Starting at the first line of the listing below, repeat each line exactly until the line containing "import numpy as np", which you include. Leave out pictures.

***

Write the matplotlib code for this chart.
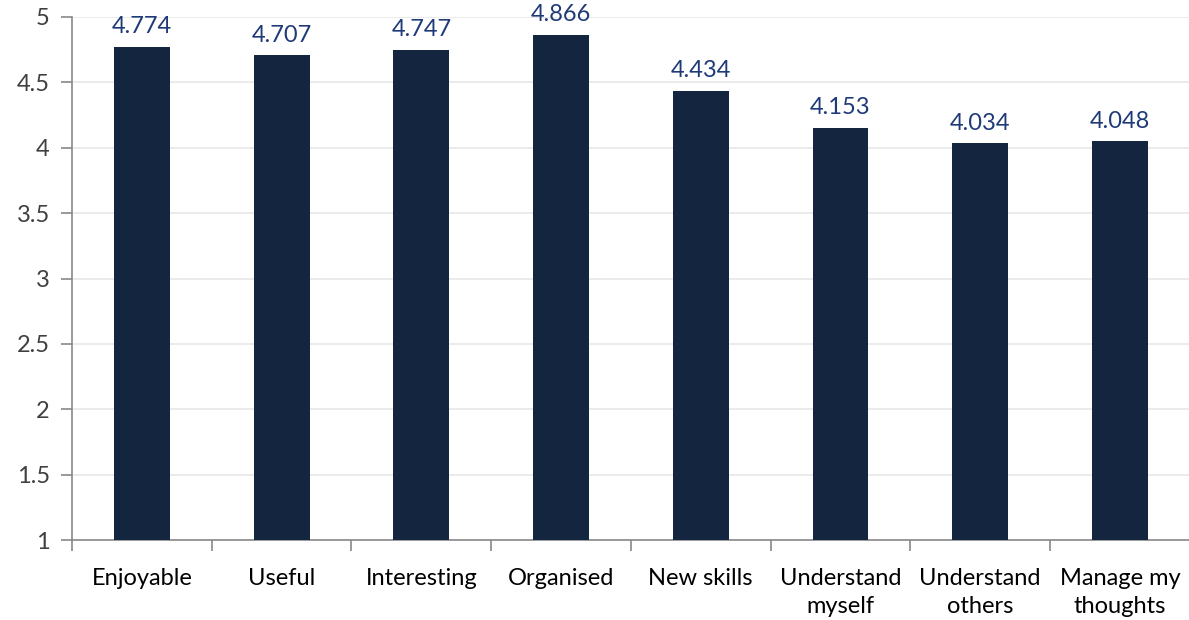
import matplotlib.pyplot as plt
import numpy as np

categories = ["Enjoyable", "Useful", "Interesting", "Organised", "New skills",
              "Understand\nmyself", "Understand\nothers", "Manage my\nthoughts"]
values = [4.774, 4.707, 4.747, 4.866, 4.434, 4.153, 4.034, 4.048]
yticks = [1, 1.5, 2, 2.5, 3, 3.5, 4, 4.5, 5]

plt.rcParams['font.family'] = ['Lato', 'DejaVu Sans']

fig = plt.figure(figsize=(11.89, 6.2), dpi=100)
ax = fig.add_axes([0.0606, 0.129, 0.94, 0.8436])

x = np.arange(len(categories))
bars = ax.bar(x, [v - 1 for v in values], bottom=1, width=0.4, color="#14263f", zorder=3)

for xi, v in zip(x, values):
    ax.annotate(f"{v:.3f}", (xi, v), xytext=(0, 7), textcoords="offset points",
                ha="center", va="bottom", fontsize=17, color="#1f3a78")

ax.set_xlim(-0.5, len(categories) - 0.5)
ax.set_ylim(1, 5)
ax.set_yticks(yticks)
ax.set_yticklabels([f"{t:g}" for t in yticks], fontsize=17, color="#404040")
ax.set_xticks(x)
ax.set_xticklabels(categories, fontsize=17, color="black", linespacing=1.45)
ax.tick_params(axis="x", length=0, pad=20)
ax.set_xticks(np.arange(len(categories) + 1) - 0.5, minor=True)
ax.tick_params(axis="x", which="minor", length=8, color="#898989", width=1.2)
ax.tick_params(axis="y", length=8, color="#898989", width=1.2, pad=8)

ax.grid(axis="y", color="#e8e8e8", linewidth=1.2, zorder=0)
for s in ["top", "right"]:
    ax.spines[s].set_visible(False)
for s in ["left", "bottom"]:
    ax.spines[s].set_color("#898989")
    ax.spines[s].set_linewidth(1.2)

plt.savefig("out.png", dpi=100)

***

→ The completed task
Write the matplotlib code for this chart.
import matplotlib.pyplot as plt
import numpy as np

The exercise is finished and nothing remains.